- [Task data]
┌──
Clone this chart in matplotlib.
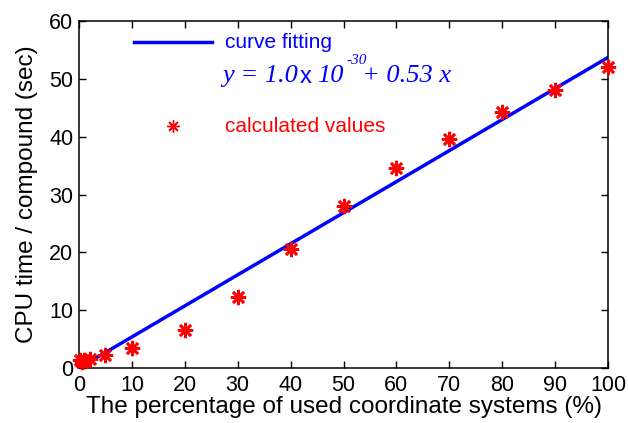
import numpy as np
import matplotlib.pyplot as plt

plt.rcParams['font.family'] = ['Liberation Sans', 'DejaVu Sans']

# calculated values (percentage of used coordinate systems vs CPU time)
pct = [0.1, 0.5, 1, 2, 5, 10, 20, 30, 40, 50, 60, 70, 80, 90, 100]
cpu = [1.3, 1.1, 1.3, 1.6, 2.2, 3.5, 6.6, 12.3, 20.6, 28.0, 34.6, 39.6, 44.2, 48.1, 52.1]

# fitted line end points
fit_x = [0, 100]
fit_y = [0, 53.7]

W, H = 628, 423
fig = plt.figure(figsize=(W / 100, H / 100), dpi=100)
ax = fig.add_axes([79 / W, 1 - 368 / H, 529 / W, 347 / H])

ax.plot(fit_x, fit_y, color='#0000ff', lw=2.5)
ax.plot(pct, cpu, ls='none', marker=(8, 2, 0), ms=11, mew=1.9,
        color='#ff0000', clip_on=False, zorder=3)

ax.set_xlim(0, 100)
ax.set_ylim(0, 60)
ax.set_xticks(range(0, 101, 10))
ax.set_yticks(range(0, 61, 10))
ax.tick_params(direction='in', length=5, width=1, top=True, right=True,
               labelsize=15.5, pad=4)
ax.tick_params(axis='x', pad=5)
for s in ax.spines.values():
    s.set_linewidth(1.1)

ax.set_xlabel('The percentage of used coordinate systems (%)', fontsize=17.5, labelpad=0)
ax.set_ylabel('CPU time / compound (sec)', fontsize=17.5, labelpad=8)


def px(x, y):
    return x / W, 1 - y / H


# legend drawn by hand like the original
fig.add_artist(plt.Line2D([134 / W, 212 / W], [1 - 42 / H] * 2, color='#0000ff', lw=2.5))
fig.text(*px(225, 42), 'curve fitting', color='#0000ff', fontsize=15, va='center')

serif = dict(family='Liberation Serif', style='italic', color='#0000ff')
fig.text(*px(222, 76), 'y = 1.0', fontsize=19, va='center', **serif)
fig.text(*px(300, 77), 'x', fontsize=17, va='center', color='#0000ff')
fig.text(*px(317, 76), '10', fontsize=19, va='center', **serif)
fig.text(*px(346, 61), '-30', fontsize=11, va='center', **serif)
fig.text(*px(362, 76), '+ 0.53 x', fontsize=19, va='center', **serif)

fig.add_artist(plt.Line2D([173 / W], [1 - 126 / H], ls='none', marker=(8, 2, 0),
                          ms=9, mew=1, color='#ff0000'))
fig.text(*px(225, 126), 'calculated values', color='#ff0000', fontsize=15, va='center')

fig.savefig('out.png', dpi=100)
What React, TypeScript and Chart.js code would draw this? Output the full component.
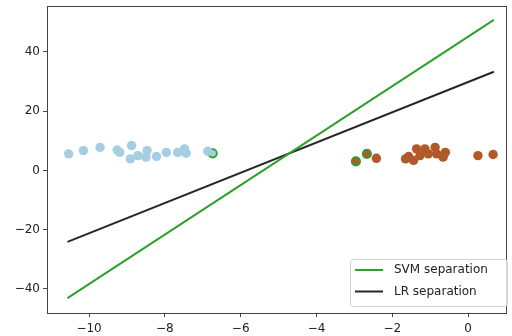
import React, { useEffect, useRef } from "react";
import { Chart, registerables } from "chart.js";

Chart.register(...registerables);

const blueX = [-10.54, -10.15, -9.71, -9.26, -9.19, -8.88, -8.91, -8.71, -8.5, -8.47, -8.22, -7.96, -7.66, -7.48, -7.44, -6.87];
const blueY = [5.6, 6.7, 7.8, 6.9, 6.1, 8.4, 3.9, 5.0, 4.5, 6.7, 4.7, 6.1, 6.1, 7.3, 5.8, 6.5];
const orangeX = [-2.42, -1.65, -1.57, -1.44, -1.36, -1.27, -1.14, -1.05, -0.87, -0.83, -0.66, -0.6, 0.26, 0.66];
const orangeY = [4.1, 3.9, 4.7, 3.4, 7.3, 5.0, 7.3, 5.6, 7.8, 5.6, 4.5, 6.1, 5.0, 5.4];
const svBlueX = [-6.74];
const svBlueY = [5.8];
const svOrangeX = [-2.96, -2.67];
const svOrangeY = [3.1, 5.6];
const lineX = [-10.57, 0.68];
const svmY = [-43.1, 50.8];
const lrY = [-24.1, 33.3];
const xTicks = [-10, -8, -6, -4, -2, 0];
const yTicks = [-40, -20, 0, 20, 40];
const legendLabels = ["SVM separation", "LR separation"];

const pts = (xs: number[], ys: number[]) => xs.map((x, i) => ({ x, y: ys[i] }));

const BLUE = "#a6cee3";
const ORANGE = "#b15928";
const GREEN = "#2ca02c";
const BLACK = "#262626";

export default function App() {
  const ref = useRef<HTMLCanvasElement | null>(null);
  useEffect(() => {
    document.body.style.margin = "0";
    if (!ref.current) return;
    const framePlugin = {
      id: "frame",
      afterDatasetsDraw(chart: any) {
        const { ctx, chartArea: a } = chart;
        ctx.save();
        ctx.strokeStyle = "#444";
        ctx.lineWidth = 1;
        ctx.strokeRect(Math.round(a.left) + 0.5, Math.round(a.top) + 0.5, Math.round(a.right - a.left), Math.round(a.bottom - a.top));
        // legend
        const bx = 350, by = 259, bw = 157, bh = 47;
        ctx.fillStyle = "rgba(255,255,255,0.8)";
        ctx.strokeStyle = "#d0d0d0";
        ctx.beginPath();
        (ctx as any).roundRect(bx + 0.5, by + 0.5, bw, bh, 3);
        ctx.fill();
        ctx.stroke();
        const colors = [GREEN, BLACK];
        legendLabels.forEach((lab, i) => {
          const y = 270 + i * 21.5;
          ctx.strokeStyle = colors[i];
          ctx.lineWidth = 2;
          ctx.beginPath();
          ctx.moveTo(355, y);
          ctx.lineTo(383, y);
          ctx.stroke();
          ctx.fillStyle = "#222";
          ctx.font = "12px 'DejaVu Sans'";
          ctx.textBaseline = "middle";
          ctx.textAlign = "left";
          ctx.fillText(lab, 394, y);
        });
        ctx.restore();
      },
    };
    const chart = new Chart(ref.current, {
      type: "scatter",
      data: {
        datasets: [
          { data: pts(blueX, blueY), backgroundColor: BLUE, borderColor: BLUE, pointRadius: 4.7, borderWidth: 0 },
          { data: pts(orangeX, orangeY), backgroundColor: ORANGE, borderColor: ORANGE, pointRadius: 4.7, borderWidth: 0 },
          { data: pts(svBlueX, svBlueY), backgroundColor: BLUE, borderColor: GREEN, pointRadius: 4.2, borderWidth: 1.8 },
          { data: pts(svOrangeX, svOrangeY), backgroundColor: ORANGE, borderColor: GREEN, pointRadius: 4.2, borderWidth: 1.8 },
          { type: "line", data: pts(lineX, svmY), borderColor: GREEN, borderWidth: 2, pointRadius: 0, showLine: true, fill: false } as any,
          { type: "line", data: pts(lineX, lrY), borderColor: BLACK, borderWidth: 2, pointRadius: 0, showLine: true, fill: false } as any,
        ],
      },
      options: {
        animation: false,
        responsive: false,
        layout: { padding: { left: 0, right: 4, top: 5, bottom: 0 } },
        plugins: { legend: { display: false }, tooltip: { enabled: false } },
        scales: {
          x: {
            type: "linear",
            min: -11.11,
            max: 1.0,
            afterBuildTicks: (s: any) => { s.ticks = xTicks.map((v) => ({ value: v })); },
            afterFit: (s: any) => { s.height = 23; s.paddingLeft = 0; s.paddingRight = 0; },
            grid: { drawOnChartArea: false, drawTicks: true, tickLength: 4, color: "#444" },
            border: { display: false },
            ticks: { color: "#222", font: { family: "'DejaVu Sans'", size: 12 }, padding: 5, maxRotation: 0, callback: (v: any) => (v < 0 ? "\u2212" + Math.abs(v) : String(v)) },
          },
          y: {
            type: "linear",
            min: -48.1,
            max: 55.5,
            afterBuildTicks: (s: any) => { s.ticks = yTicks.map((v) => ({ value: v })); },
            afterFit: (s: any) => { s.width = 47; s.paddingTop = 0; s.paddingBottom = 0; },
            grid: { drawOnChartArea: false, drawTicks: true, tickLength: 4, color: "#444" },
            border: { display: false },
            ticks: { color: "#222", font: { family: "'DejaVu Sans'", size: 12 }, padding: 3, callback: (v: any) => (v < 0 ? "\u2212" + Math.abs(v) : String(v)) },
          },
        },
      },
      plugins: [framePlugin],
    });
    return () => chart.destroy();
  }, []);
  return (
    <div style={{ width: 512, height: 336 }}>
      <canvas ref={ref} width={512} height={336} style={{ display: "block" }} />
    </div>
  );
}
└──
Except for the pictures, write out exactly the lines from the line that contains "What React, TypeScript" through the line that contains "Chart.register(...registerables);", including both.

- [Response to this task]
What React, TypeScript and Chart.js code would draw this? Output the full component.
import React, { useEffect, useRef } from "react";
import { Chart, registerables } from "chart.js";

Chart.register(...registerables);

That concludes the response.